Karia relies heavily on facial close-ups throughout, anchoring the story in Ahmed’s increasingly erratic expressions of grief as the young heir to Elsinore – the castle ciphered here as a powerful and unpopular (or at least frequently graffiti’d‑about) construction group. This thread proves to be little more than late capitalist window dressing, but the merits of Karia’s adaptation lie within smaller compositional details and moments of genuine flair. 

When Gertrude and Claudius marry, for example, a troupe of Indian dancers campily reenact the hypothetical poisoning, made up in kohl and gold body paint. At the top of the scene, Hamlet dons a mirrored headscarf and a smear of fuchsia lip paint. Drunk on loathing, he reaches for the microphone and proceeds to wreak havoc, making dick jokes and causing Ophelia (Morfydd Clark) to burst into tears. 
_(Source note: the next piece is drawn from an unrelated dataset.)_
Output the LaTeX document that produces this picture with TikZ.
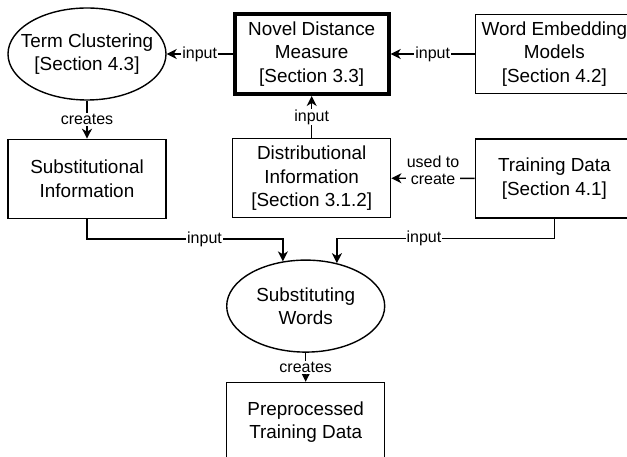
\documentclass[tikz,border=0pt]{standalone}
\usepackage{fontspec}
\setmainfont{Liberation Sans}
\usetikzlibrary{positioning,shapes.geometric,arrows.meta}

\begin{document}
\begin{tikzpicture}[
    x=1pt, y=1pt,
    font=\fontsize{18.9}{23.5}\selectfont,
    process/.style={rectangle, draw, line width=1.4pt, text centered, align=center, minimum width=158pt, minimum height=79pt, inner sep=0pt},
    measure/.style={process, line width=4pt, minimum width=154pt, minimum height=80pt},
    task/.style={ellipse, draw, line width=1.4pt, align=center, minimum width=158pt, minimum height=92pt, inner xsep=-15pt, inner ysep=0pt},
    arrow/.style={line width=1.4pt, -{Stealth[length=10pt,width=10pt,inset=3pt]}},
    edgelabel/.style={fill=white, inner sep=1pt, font=\fontsize{16}{17}\selectfont, align=center}
]
    \useasboundingbox (0,0) rectangle (627,-457);

    % Top row
    \node [task] (term) at (87,-54) {Term Clustering\\{}[Section 4.3]};
    \node [measure, right=66pt of term] (novel) {Novel Distance\\Measure\\{}[Section 3.3]};
    \node [process, right=84pt of novel] (embed) {Word Embedding\\Models\\{}[Section 4.2]};

    % Second row
    \node [process, below=38pt of term] (subst) {Substitutional\\Information};
    \node [process, below=42pt of novel] (distr) {Distributional\\Information\\{}[Section 3.1.2]};
    \node [process, below=44pt of embed] (train) {Training Data\\{}[Section 4.1]};

    % Substitution and result
    \node [task, below=41pt of distr, xshift=-6pt] (subw) {Substituting\\Words};
    \node [process, below=29pt of subw] (prep) {Preprocessed\\Training Data};

    % Arrows
    \draw [arrow] (novel) -- node [edgelabel] {input} (term);
    \draw [arrow] (embed) -- node [edgelabel] {input} (novel);
    \draw [arrow] (distr) -- node [edgelabel] {input} (novel);
    \draw [arrow] (term) -- node [edgelabel] {creates} (subst);
    \draw [arrow] (train) -- node [edgelabel, yshift=8.5pt] {used to\\create} (distr);
    \draw [arrow] (subst.south) -- ++(0,-20) -| node [edgelabel, pos=0.3] {input} (subw.117);
    \draw [arrow] (train.south) -- ++(0,-20) -| node [edgelabel, pos=0.3] {input} (subw.54);
    \draw [arrow] (subw) -- node [edgelabel] {creates} (prep);
\end{tikzpicture}
\end{document}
For the most part, costume designer Nirage Mirage opts to clothe the cast in sombre, business casual neutrals. During the wedding scene, Hamlet’s off-white kurta temporarily disappears under a brocaded, ivory-coloured nehru jacket. Laertes smoulders in an ash brown suit, and Ophelia wears a silk lehenga in a muted chartreuse, deep red mehndi dotting her hands and wrists. The film is an undeniably beautiful one, though not quite unique enough to make a case for its adaptation. Certain aspects of the production – such as the casual mix of Shakespearian English and conversational Hindi – feel novel, but ultimately don’t push the envelope in the way more successful ones do. Grand Theft Hamlet comes to mind as an especially inventive variation, but Karia’s film is one of three in the TIFF programme (including Chloé Zhao’s Hamnet and Mamoru Hosoda’s Scarlet) based on the very same play.

Perhaps it is inevitable that its synecdochic question would have changed in recent years, with the text having been put through the industry machine so many times. In any case, the one I found myself asking by its conclusion was: How much Hamlet is enough Hamlet?